Whilst each brand is different, a typical engagement index would use the following variables to get a rounded view of a user’s engagement with the site:

  • Ci (Click Depth Index): This is the number of sessions having more than ‘n’ pageviews divided by the total number of user sessions.
  • Ri (Recency Index): Number of sessions having more than ‘n’ pageviews that occurred in the past ‘n’ weeks divided by the total number of sessions by the user.
  • Di (Duration Index): Number of sessions longer than ‘n’ minutes divided by the total number of sessions by the user.
  • Li (Loyalty Index): Scored as 1 if the user has come to the site more than ‘n’ times during the time frame being considered (otherwise scored as 0).
  • Bi (Brand Index): Number of sessions that either begin directly with your website (have no referring URL) or are initiated by an external search for a branded term, divided by the total number of sessions by the user.
  • Fi (Feedback Index): Number of sessions where the visitor gave direct feedback divided by the total number of sessions by the user.
  • Ii (Interaction Index): Number of sessions where a user completed one of any specific tracked events (but not full conversion), divided by the total number of sessions by the user.

Using these variables, the engagement index calculation would be calculated using the following formula: (Ci + Ri + Di + Li + Bi + Fi + Ii) / 7 x 100 = % Engagement. The higher the percentage, the higher the engagement and if variables are reduced or increased, the dividing number, in this case 7, would reduce or increase to reflect the number of variables.

To get a fuller picture of the value of engagement, it also makes sense to evaluate how a user arrived at the page or site, ‘Pre’, and what actions they go on to perform as a result, prior to or after leaving, ‘Post’. The interaction index (Ii) takes this partially into account as it measures any specific tracked events. Examples of ‘Pre’ events that will give a higher score would be arriving from a registered newsletter account, or directly to the site through the use of a top level domain, vs, say, a visit from a search engine or a referral, which would score lower. Valuable ‘Post’ visit actions would include, saving, commenting, printing or emailing an article, as well as some personalisation functions like using postcode to filter news or weather content, or selecting topics to follow, like the ‘My FT’ functions.

Once the index is in place, you can start using it to improve engagement.

Quite often, navigation can reflect the way the media owner sees the site rather than how users expect to use it.

IMPROVING IT

Here are eight things you can do to improve engagement:

  1. Use the index as a management tool
  2. The index can be used as a live management tool to score individual users (adding the score to their customer view), personas or archetypes, to track differences between different user subsets, or to score the site or sections in aggregate.

  3. Work out why they visit
  4. What is critical for any focused engagement work is to recognise what your users visit the site for. If the site is a news source, it is likely to have more visits with less time on site throughout the day or week. If it is a long-form or data site, users might visit, find content of value to them, then save it to return to at another time when they can devote greater attention to it, maybe even reading it on another device like a tablet.

  5. Optimise load times
  6. Whatever the function of the site, optimising page load times will also be a crucial component of increasing better engagement.
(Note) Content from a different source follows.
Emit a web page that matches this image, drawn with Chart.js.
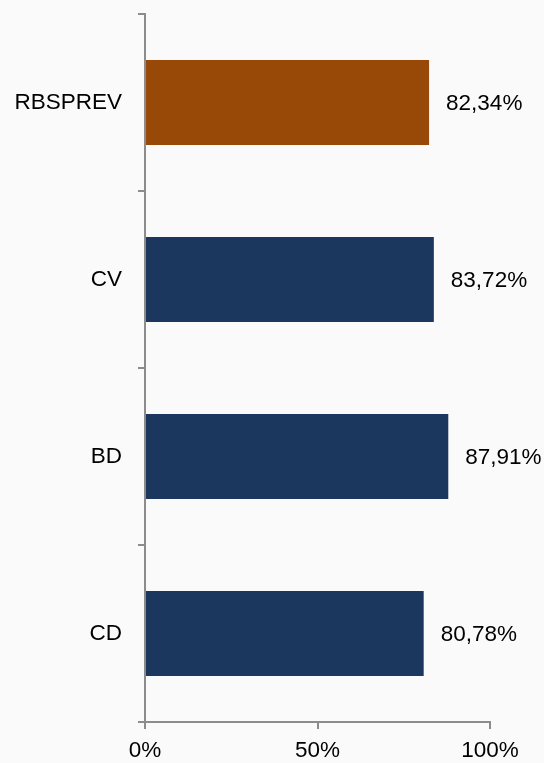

    Everyone will have experience of an interesting or useful website that has slow loading pages. It is frustrating, so the likelihood that the user will give up and leave is higher. A recent study found that pages loading just one second slower can experience a 56% increase in their bounce rate, which is terrible for user engagement.

    There are many tools you can use to test page load times, so it is recommended that you test your pages to ensure they load within two seconds, and that if they don’t, remove unnecessary elements that are slowing it down. Lazy loading of pages may also help load elements of the pages as the user scrolls down to them, and if applied to ad units, can also improve the in-view time for display.

  7. Improve navigation
  8. Many websites are difficult to navigate, resulting in a high bounce rate and poor user engagement. Simplifying and re-thinking your navigation structure is a useful exercise to perform and also then test with users less familiar with your site, giving them pre-specified tasks to complete in order to find different articles or types of content.

    Quite often, navigation can reflect the way the media owner sees the site rather than how users expect to use it, particularly by highlighting content types, like video or features, rather than what these articles types are actually about using topics or categories. This is known as the ‘Conway’s Law’ effect. Conway's law, named after computer programmer Melvin Conway, who introduced the idea in 1967, states that organisations which design systems are constrained to produce designs which are copies of the communication structures and language of these organisations.

  9. Tell users what to expect
  10. With all content, but particularly long-form articles, it’s useful to give the user a heads up about what to expect. Many publishers are now introducing read or watch times at the top of pages, and it is also a good idea to use an executive summary or need-to-know box, which gives the user a sense of the content’s worth.

  11. Suggest related content
  12. Linking related articles is commonplace but typically this is automated by category or topic. If you have personalisation tools, use personas to suggest content based on who they are, as much as on what they are reading. Similarly, use topic tags more extensively; often, sites have one or two tags on articles, but try to ensure content has as many tags as are needed and try to design your tag structure to cover authors, key themes, regions, key people and key companies, particularly if your site will be developing followable topics.

    Topic tags can also become unruly, so having a taxonomy manager who approves the use of new topics, can ensure you don’t build up a raft of duplicate or similar topic tags.

  13. Use more graphics
  14. Increasingly, the use of pictures or graphics to tell stories is a useful way of engaging users, through picture carousels or infographic articles.

  15. Chapterise the progress bar
  16. Finally, if you have a great deal of video / audio, ensure you have chapterised the progress bar to make it easy to skip to key segments, which will also help increase video and audio completion rates.

It is worth remembering that increasing engagement is a continuous and long-term task. Whilst there can be quick wins, typically engagement increases through continuous monitoring and improvement. It is much more of a marginal gain game, but over time, hugely valuable and rewarding.

Whilst there can be quick wins, typically engagement increases through continuous monitoring and improvement.